Per fermare il conflitto ucraino la diplomazia non è sufficiente: è necessario anche un coinvolgimento dell’opinione pubblica e delle Chiese. Sono ancora troppi i nazionalismi religiosi e le divisioni (di Andrea Riccardi)
Le tensioni tra Russia e Ucraina si inseriscono nel più complesso assestamento geopolitico, dopo la fine della geografia della guerra fredda. Il ridimensionamento dello spazio di Mosca ha indotto un processo di umiliazione della dimensione imperiale della Russia e una sua maggiore sensibilità all’allargamento della Nato e dell’Ue nello spazio dell’ex Patto di Varsavia e dell’Urss. Qui le radici delle tensioni attuali che possono portare a un conflitto. Le diplomazie europee, americana, russa e ucraina si sono cimentate da settimane sul problema. Speriamo si sia evitato il conflitto, un’irragionevolezza per tantissimi motivi. Un conflitto gravissimo proprio in Europa, che coinvolge una superpotenza e un grande Paese europeo.
Mi ha colpito, nonostante la preoccupazione diffusa, la scarsa presenza di un’opinione pubblica capace di riaffermare il valore della pace. C’è un’apatia per cui sembra che le decisioni a questo livello riguardino solo un ristretto club. Ma la guerra tocca tutti ed è “un’avventura senza ritorno”, come diceva Giovanni Paolo II, perché è un processo il cui sviluppo è imprevedibile. Il ruolo delle diplomazie europee va sostenuto da un’opinione pubblica impegnata, che manifesti una radicata sensibilità per la pace. Bisogna che la gente si riappropri di questo aspetto decisivo della politica e della vita.
Le guerre hanno fatto sempre riflettere i cristiani su quanto la divisione tra loro favorisca il conflitto. Il movimento ecumenico nasce anche da questa riflessione dopo il 1914-1918. Il tema fu ripreso dopo il 1945 e la Shoah. Oggi, dopo l’intensa stagione ecumenica dagli anni ’70/80, ci troviamo in una fase di rapporti cordiali tra Chiese, ma anche di una divisione forte a cui siamo rassegnati. Le Chiese ortodosse sono polarizzate tra Mosca e Costantinopoli a proposito dell’autocefalia concessa da questo Patriarcato a un settore della Chiesa ortodossa ucraina. Oggi, in Ucraina, il mondo ortodosso è diviso in una Chiesa fedele a Mosca e in un’altra autocefala. Accanto a queste due Chiese, c’è quella greco-cattolica, unita a Roma: entrambe celebrano la stessa liturgia. Dopo il Novecento, la pace non è sorretta dall’unità dei cristiani, anzi, tante volte la conflittualità è sorretta dal nazionalismo religioso. Che cosa hanno fatto le Chiese per promuovere la pace dal 2014, inizio del conflitto ucraino?

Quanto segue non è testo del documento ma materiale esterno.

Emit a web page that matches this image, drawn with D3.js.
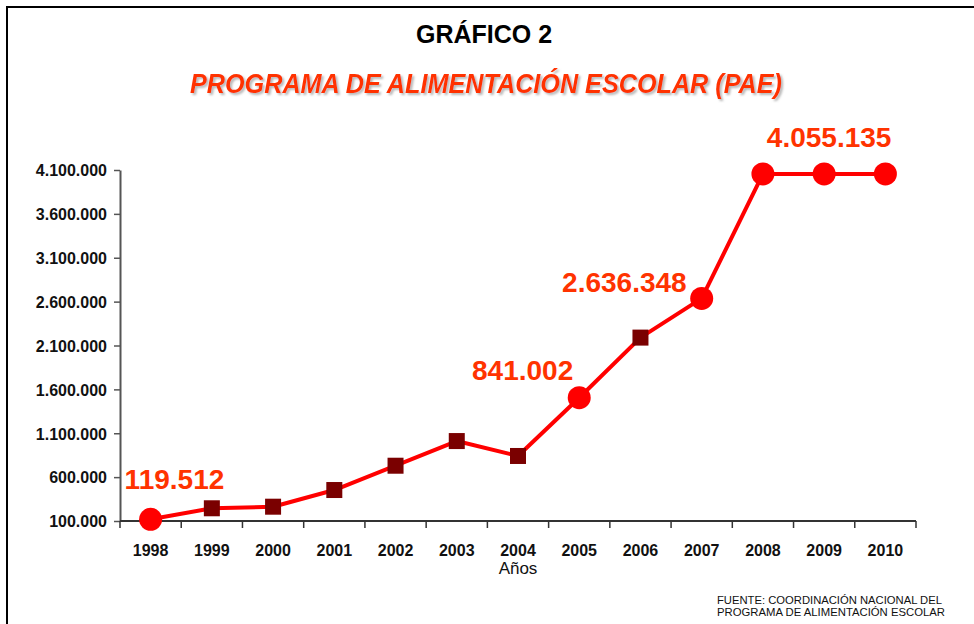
<!DOCTYPE html>
<html>
<head>
<meta charset="utf-8">
<script src="https://cdn.jsdelivr.net/npm/d3@7"></script>
<style>
  html, body { margin: 0; padding: 0; background: #fff; }
  svg { display: block; font-family: "Liberation Sans", Arial, sans-serif; }
</style>
</head>
<body>
<svg id="chart" width="974" height="624"></svg>
<script>
// ---- data ----
const years = ["1998","1999","2000","2001","2002","2003","2004","2005","2006","2007","2008","2009","2010"];
const values = [119512, 245000, 263000, 453000, 730000, 1011000, 841002, 1505000, 2190000, 2636348, 4055135, 4055135, 4055135];
const markerTypes = ["circle","square","square","square","square","square","square","circle","square","circle","circle","circle","circle"];
const yTicks = [100000, 600000, 1100000, 1600000, 2100000, 2600000, 3100000, 3600000, 4100000];
// value labels: text and the year whose point they sit beside
const labelTexts = ["119.512", "841.002", "2.636.348", "4.055.135"];
const labelYears = ["1998", "2005", "2007", "2009"];

const title = "GRÁFICO 2";
const subtitle = "PROGRAMA DE ALIMENTACIÓN ESCOLAR (PAE)";
const xAxisTitle = "Años";
const sourceLines = ["FUENTE: COORDINACIÓN NACIONAL DEL", "PROGRAMA DE ALIMENTACIÓN ESCOLAR"];

// ---- layout ----
const svg = d3.select("#chart");
const plot = { left: 120, right: 916, top: 170, bottom: 521 };

// frame
svg.append("rect").attr("x", 7).attr("y", 7).attr("width", 1000).attr("height", 700)
  .attr("fill", "none").attr("stroke", "#000").attr("stroke-width", 2);

const defs = svg.append("defs");
const f = defs.append("filter").attr("id", "shadow").attr("x", "-10%").attr("y", "-30%").attr("width", "120%").attr("height", "160%");
f.append("feDropShadow").attr("dx", 2).attr("dy", 2).attr("stdDeviation", 1.2).attr("flood-color", "#888").attr("flood-opacity", 0.6);

// titles
svg.append("text").attr("x", 484).attr("y", 43).attr("text-anchor", "middle")
  .attr("font-size", 25).attr("font-weight", "bold").attr("fill", "#000").text(title);
svg.append("text").attr("x", 486).attr("y", 93).attr("text-anchor", "middle")
  .attr("font-size", 27).attr("font-weight", "bold").attr("font-style", "italic")
  .attr("fill", "#ff3300").attr("filter", "url(#shadow)")
  .attr("textLength", 592).attr("lengthAdjust", "spacingAndGlyphs").text(subtitle);

// scales
const x = d3.scaleBand().domain(years).range([plot.left, plot.right]);
const y = d3.scaleLinear().domain([100000, 4100000]).range([plot.bottom, plot.top]);
const fmt = v => d3.format(",")(v).replace(/,/g, ".");

// y axis
const yAxis = svg.append("g").attr("transform", `translate(${plot.left},0)`)
  .call(d3.axisLeft(y).tickValues(yTicks).tickFormat(fmt).tickSize(6).tickSizeOuter(0));
yAxis.select(".domain").attr("stroke", "#555").attr("stroke-width", 2);
yAxis.selectAll(".tick line").attr("stroke", "#555").attr("stroke-width", 1.5);
yAxis.selectAll(".tick text").attr("font-size", 16).attr("font-weight", "bold").attr("fill", "#111")
  .attr("font-family", "Liberation Sans, Arial, sans-serif").attr("x", -13).attr("dy", "0.36em");

// x axis with ticks at band boundaries
const xAxisG = svg.append("g").attr("transform", `translate(0,${plot.bottom})`);
xAxisG.append("line").attr("x1", plot.left).attr("x2", plot.right).attr("stroke", "#333").attr("stroke-width", 2);
const boundaries = years.map(d => x(d)).concat([x(years[years.length - 1]) + x.bandwidth()]);
xAxisG.selectAll("line.tk").data(boundaries).enter().append("line").attr("class", "tk")
  .attr("x1", d => d).attr("x2", d => d).attr("y1", 0).attr("y2", 7)
  .attr("stroke", "#333").attr("stroke-width", 1.5);
xAxisG.selectAll("text").data(years).enter().append("text")
  .attr("x", d => x(d) + x.bandwidth() / 2).attr("y", 35).attr("text-anchor", "middle")
  .attr("font-size", 16).attr("font-weight", "bold").attr("fill", "#111").text(d => d);

svg.append("text").attr("x", 518).attr("y", 574).attr("text-anchor", "middle")
  .attr("font-size", 17).attr("fill", "#111").text(xAxisTitle);

// line
const cx = d => x(d) + x.bandwidth() / 2;
const line = d3.line().x((d, i) => cx(years[i])).y(d => y(d));
svg.append("path").datum(values).attr("d", line).attr("fill", "none")
  .attr("stroke", "#ff0000").attr("stroke-width", 4).attr("stroke-linejoin", "round");

// markers
const pts = years.map((yr, i) => ({ yr, v: values[i], t: markerTypes[i] }));
svg.selectAll("rect.sq").data(pts.filter(p => p.t === "square")).enter().append("rect").attr("class", "sq")
  .attr("x", p => cx(p.yr) - 8).attr("y", p => y(p.v) - 8).attr("width", 16).attr("height", 16)
  .attr("fill", "#7a0000");
svg.selectAll("circle.ci").data(pts.filter(p => p.t === "circle")).enter().append("circle").attr("class", "ci")
  .attr("cx", p => cx(p.yr)).attr("cy", p => y(p.v)).attr("r", 11.5).attr("fill", "#ff0000");

// value labels
const labelOffsets = [
  { dx: -26, dy: -30, anchor: "start" },
  { dx: -6, dy: -18, anchor: "end" },
  { dx: -15, dy: -6, anchor: "end" },
  { dx: 5, dy: -27, anchor: "middle" }
];
labelTexts.forEach((t, i) => {
  const yr = labelYears[i];
  const v = values[years.indexOf(yr)];
  const o = labelOffsets[i];
  svg.append("text").attr("x", cx(yr) + o.dx).attr("y", y(v) + o.dy).attr("text-anchor", o.anchor)
    .attr("font-size", 28).attr("font-weight", "bold").attr("fill", "#ff3300").text(t);
});

// source
sourceLines.forEach((s, i) => {
  svg.append("text").attr("x", 717).attr("y", 604 + i * 11.5).attr("font-size", 10.5).attr("fill", "#111")
    .attr("textLength", i === 0 ? 225 : 228).attr("lengthAdjust", "spacingAndGlyphs").text(s);
});
</script>
</body>
</html>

Ricordo le parole accorate di papa Francesco nel 2015, di fronte alla guerra scoppiata nel Donbass: «Questa è una guerra tra cristiani! Voi tutti avete lo stesso battesimo! State lottando tra cristiani. Pensate a questo scandalo. E preghiamo tutti perché la preghiera è la nostra protesta davanti a Dio in tempo di guerra». Il Papa alludeva al fatto che il cristianesimo dell’Ucraina e della Russia sono nati insieme nel battesimo di Rus’ sulle rive del Dnepr. Nonostante le divisioni, il cristianesimo in quelle terre ha un unico ceppo e una storia di mille e più anni. Concludeva il Papa: «Quando io sento le parole “vittoria” e “sconfitta”, sento un grande dolore… Non sono parole giuste: l’unica parola giusta è “pace”». Ha ragione: infatti il 26 gennaio scorso ha chiamato tutti a pregare per la pace. Le minacce di guerra ripropongono il problema di un’unità tra i cristiani. Diceva il Patriarca di Costantinopoli: «Chiese sorelle, popoli fratelli». L’unità e la pace non vanno di nuovo riproposte a un mondo cristiano che pare non volere sognare in grande?